The direct effects of ICT on rural livelihoods can also come through a reorganization of economic activities that helps producers increase their returns. A striking case of such effects is the introduction of ICT devices into the management of operations of the different producer cooperatives around Africa. An example of such societies are the diary cooperatives. Milk testing for level of fat content is now faster, and payments are done electronically at some centres. This has greatly encouraged more farmers to produce for sale, and in due course improved their way of living in Uganda and Africa as a whole.

Besides the direct contribution that ICTs can make to empower livelihoods, it can contribute indirectly in two ways:

  1. by facilitating and reducing the costs of delivery of services that either promote wage and self-employment or help overcome structural constraints to the realization of poverty alleviation effects of particular projects; and
  2. Improving the quality of delivery of employment generating and livelihood improving projects being implemented by the government, by smoothing the process of delivery and by improving the monitoring of both the delivery and effects of the project through e-governance.

It is widely accepted that access to credit is crucial to improving rural livelihoods.
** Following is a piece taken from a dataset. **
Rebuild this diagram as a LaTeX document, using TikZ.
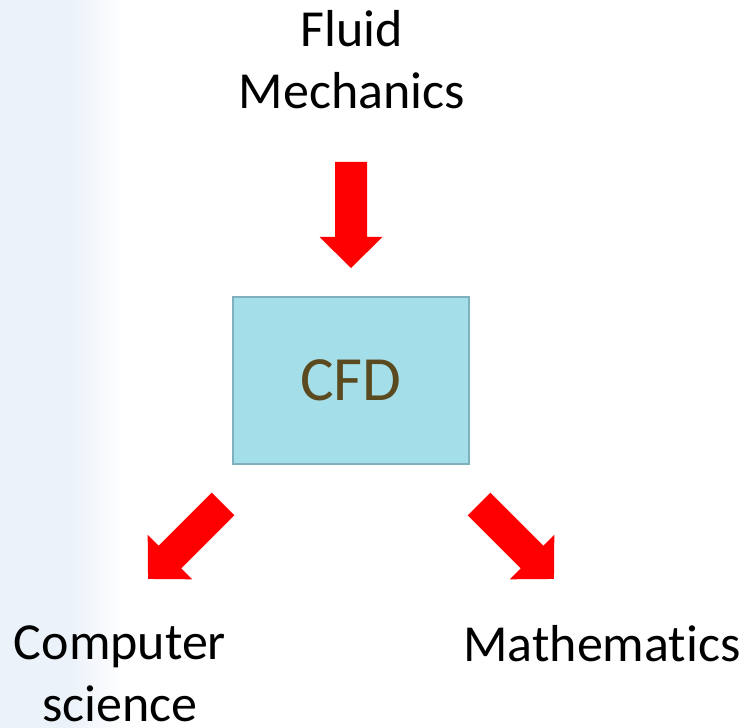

Microfinance ventures organised through Self Help Groups is a useful complement to state provided credit, especially in a developing country like Uganda. The problem, however, is that microfinance ventures, even when successful from the point of view of reaching credit to the poor and ensuring high recovery rates, are characterised by high administration costs, due to high prices of consultancy services. There is need for the consultants to devise packages suitable and affordable for these financial institutions.

Finally, I would like to thank FLT and UGANDA TELECOM, who have sponsored this conference and devised packages that best suit the Microfinance and SACCO industry. I would also like to appreciate the work done by the apex bodies in the names of; Uganda Credit & Savings Cooperatives Union (UCSCU), Uganda Cooperative Alliance (UCA), and Association of Microfinance Institutions – Uganda (AMFIU). You have all done a commendable job in shaping this industry.

We look forward to embracing the good fruits of this conference, as our people’s livelihoods change for the better.